On one particular night it had escalated to the point of him almost killing me. We were driving down the highway going home from the grocery store. We were arguing and all of a sudden he punched me in the mouth grabbed me by the head and started slamming it into the passenger window. He was slamming it so hard, I was sure the glass would break. I remember reaching for the door handle and pulling, praying to god that when I jumped someone would see me and would stop to help. But the door wouldn’t open. He kept slamming my head and punching me screaming how horrible I was and how I needed to keep quiet.
When we got home he finally stopped. I went into the bathroom and looked in the mirror the person I saw wasn’t me. My face and head were swollen, my lip was swollen, mascara running down my face. At that moment, I promised myself this was the last time. It would never happen again. A few days later I called my mom and told her I needed to come home. I left later that day and went to Tennessee to stay with my aunt and uncle until I got things figured out.
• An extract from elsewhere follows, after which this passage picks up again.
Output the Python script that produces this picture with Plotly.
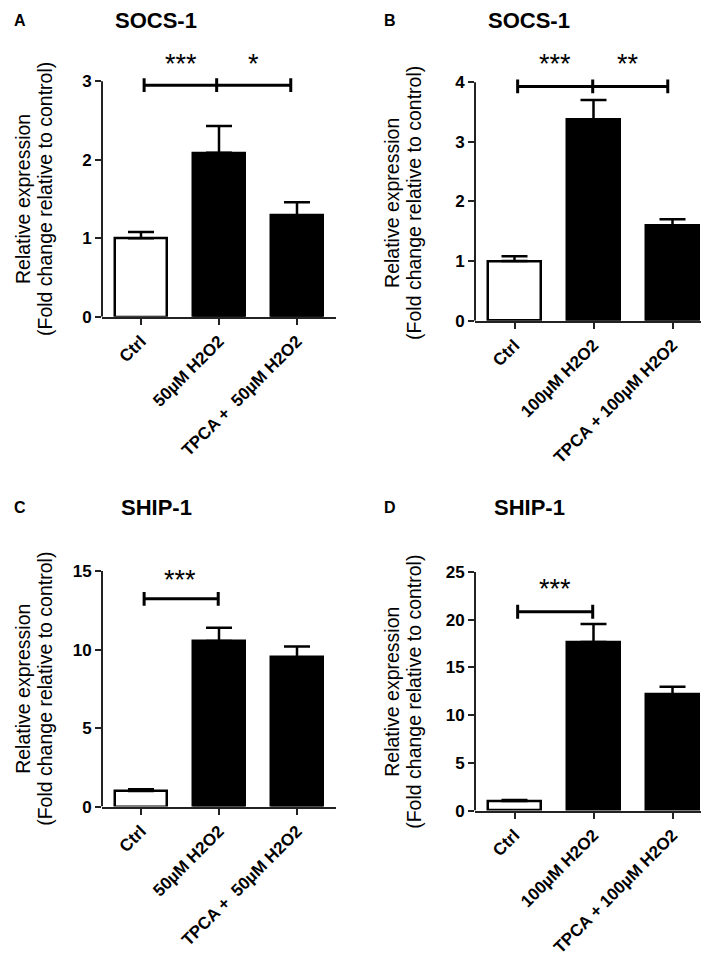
import plotly.graph_objects as go

# ---------------- data ----------------
cats_50 = ["Ctrl", "50µM H2O2", "TPCA +  50µM H2O2"]
cats_100 = ["Ctrl", "100µM H2O2", "TPCA + 100µM H2O2"]

socs1_50_mean = [1.0, 2.09, 1.29]
socs1_50_err = [0.08, 0.34, 0.17]
socs1_100_mean = [1.0, 3.38, 1.59]
socs1_100_err = [0.08, 0.32, 0.11]
ship1_50_mean = [1.0, 10.55, 9.5]
ship1_50_err = [0.1, 0.84, 0.7]
ship1_100_mean = [1.0, 17.66, 12.19]
ship1_100_err = [0.1, 1.9, 0.8]

ticks_A = [0, 1, 2, 3]
ticks_B = [0, 1, 2, 3, 4]
ticks_C = [0, 5, 10, 15]
ticks_D = [0, 5, 10, 15, 20, 25]

# significance brackets: x positions (category units), y level
brk_A_x = [0.04, 0.97, 1.92]
brk_A_y = 2.95
brk_B_x = [0.04, 0.99, 1.94]
brk_B_y = 3.93
brk_C_x = [0.04, 0.99]
brk_C_y = 13.23
brk_D_x = [0.04, 0.99]
brk_D_y = 20.84

stars_A = [("***", 0.51, 3.22), ("*", 1.44, 3.22)]
stars_B = [("***", 0.51, 4.31), ("**", 1.44, 4.31)]
stars_C = [("***", 0.50, 14.45)]
stars_D = [("***", 0.51, 23.2)]

titles = ["SOCS-1", "SOCS-1", "SHIP-1", "SHIP-1"]
letters = ["A", "B", "C", "D"]

# ---------------- layout helpers ----------------
W, H = 709, 960
FONT = "Liberation Sans, Arial, sans-serif"
BAR_COLORS = ["white", "black", "black"]


def px_x(p):
    return p / W


def px_y(p):
    return 1 - p / H


panels = [
    dict(cats=cats_50, mean=socs1_50_mean, err=socs1_50_err, ticks=ticks_A,
         brk_x=brk_A_x, brk_y=brk_A_y, stars=stars_A,
         x0=94, x1=328, yz=312, yt=74, tx=148, ty=13, lx=12, ly=13,
         t1x=15, t2x=37, tcy=193),
    dict(cats=cats_100, mean=socs1_100_mean, err=socs1_100_err, ticks=ticks_B,
         brk_x=brk_B_x, brk_y=brk_B_y, stars=stars_B,
         x0=467, x1=704, yz=316, yt=75, tx=521, ty=13, lx=382, ly=13,
         t1x=384, t2x=406, tcy=197),
    dict(cats=cats_50, mean=ship1_50_mean, err=ship1_50_err, ticks=ticks_C,
         brk_x=brk_C_x, brk_y=brk_C_y, stars=stars_C,
         x0=94, x1=328, yz=807, yt=569, tx=148, ty=505, lx=12, ly=505,
         t1x=15, t2x=37, tcy=688),
    dict(cats=cats_100, mean=ship1_100_mean, err=ship1_100_err, ticks=ticks_D,
         brk_x=brk_D_x, brk_y=brk_D_y, stars=stars_D,
         x0=467, x1=704, yz=811, yt=570, tx=521, ty=505, lx=382, ly=505,
         t1x=384, t2x=406, tcy=691),
]

fig = go.Figure()
annotations = []
shapes = []
layout_axes = {}

for i, p in enumerate(panels):
    n = i + 1
    xa = "x" if n == 1 else f"x{n}"
    ya = "y" if n == 1 else f"y{n}"
    top_tick = p["ticks"][-1]
    unit_px = (p["yz"] - p["yt"]) / top_tick
    range_top = top_tick * 1.2
    dom_top_px = p["yz"] - range_top * unit_px

    fig.add_trace(go.Bar(
        x=[0, 1, 2], y=p["mean"], width=0.66,
        marker=dict(color=BAR_COLORS, line=dict(color="black", width=2.5)),
        error_y=dict(type="data", array=p["err"], arrayminus=[0, 0, 0],
                     symmetric=False, color="black", thickness=2.5, width=13),
        xaxis=xa, yaxis=ya, showlegend=False, hoverinfo="skip",
    ))

    # significance bracket
    bx = p["brk_x"]
    by = p["brk_y"]
    h = 7 / unit_px
    xs, ys = [bx[0], bx[-1], None], [by, by, None]
    for v in bx:
        xs += [v, v, None]
        ys += [by - h, by + h, None]
    fig.add_trace(go.Scatter(
        x=xs, y=ys, mode="lines", line=dict(color="black", width=3),
        xaxis=xa, yaxis=ya, showlegend=False, hoverinfo="skip",
    ))

    for txt, sx, sy in p["stars"]:
        annotations.append(dict(
            x=sx, y=sy, xref=xa, yref=ya, text=txt, showarrow=False,
            font=dict(family=FONT, size=27, color="black"),
            xanchor="center", yanchor="middle",
        ))

    # y axis line drawn only up to top tick
    shapes.append(dict(
        type="line", xref=f"{xa} domain", yref=ya, x0=0, x1=0, y0=0, y1=top_tick,
        line=dict(color="#222", width=2),
    ))

    layout_axes["xaxis" if n == 1 else f"xaxis{n}"] = dict(
        domain=[px_x(p["x0"]), px_x(p["x1"])], anchor=ya,
        range=[-0.5, 2.5], tickvals=[0, 1, 2], ticktext=p["cats"],
        tickangle=-45, ticks="outside", ticklen=6, tickwidth=2, tickcolor="#222",
        showline=True, linewidth=2, linecolor="#222", showgrid=False, zeroline=False,
        tickfont=dict(family=FONT, size=17, color="black", weight="bold"),
        fixedrange=True,
    )
    layout_axes["yaxis" if n == 1 else f"yaxis{n}"] = dict(
        domain=[px_y(p["yz"]), px_y(dom_top_px)], anchor=xa,
        range=[0, range_top], tickvals=p["ticks"],
        ticks="outside", ticklen=6, tickwidth=2, tickcolor="#222",
        showline=False, showgrid=False, zeroline=False,
        tickfont=dict(family=FONT, size=17, color="black", weight="bold"),
        fixedrange=True,
    )

    # title and panel letter
    annotations.append(dict(
        x=px_x(p["tx"]), y=px_y(p["ty"]), xref="paper", yref="paper",
        text=f"<b>{titles[i]}</b>", showarrow=False,
        font=dict(family=FONT, size=22, color="black"),
        xanchor="center", yanchor="middle",
    ))
    annotations.append(dict(
        x=px_x(p["lx"]), y=px_y(p["ly"]), xref="paper", yref="paper",
        text=f"<b>{letters[i]}</b>", showarrow=False,
        font=dict(family=FONT, size=16, color="black"),
        xanchor="center", yanchor="middle",
    ))
    # y-axis titles (two lines)
    annotations.append(dict(
        x=px_x(p["t1x"]), y=px_y(p["tcy"]), xref="paper", yref="paper",
        text="Relative expression", textangle=-90, showarrow=False,
        font=dict(family=FONT, size=19.5, color="black"),
        xanchor="center", yanchor="middle",
    ))
    annotations.append(dict(
        x=px_x(p["t2x"]), y=px_y(p["tcy"]), xref="paper", yref="paper",
        text="(Fold change relative to control)", textangle=-90, showarrow=False,
        font=dict(family=FONT, size=19.5, color="black"),
        xanchor="center", yanchor="middle",
    ))

fig.update_layout(
    width=W, height=H, autosize=False,
    margin=dict(l=0, r=0, t=0, b=0),
    paper_bgcolor="white", plot_bgcolor="white",
    annotations=annotations, shapes=shapes, bargap=0,
    **layout_axes,
)

fig.write_html("out.html")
It took a lot for me to leave that September day, but it took a lot more trying to heal. My aunt and uncle took me to church three times a week and I started to pray again. Having faith in something helped me to regain faith in myself. At the end of my hiatus members of the church wished me luck and commented on how much I had changed in the short period of time. I was no longer that scared, insecure, meek girl I was that first Sunday. I was the person I was before meeting him. Funny, outgoing, dynamic. I realized once again that I’m worth something, that I am somebody and I do matter. Maybe not to him, but to a lot of others.
I can and never will forgive him for what he did to me. For the abuse and torture that he put me through. At one point after I had gotten to Tennessee I tried so hard to forgive, tried to make myself believe that I had. But now I realize, that in my eyes this is one of those things that is unforgivable. It’s not a burden not being able to forgive because I now know that I’m ok.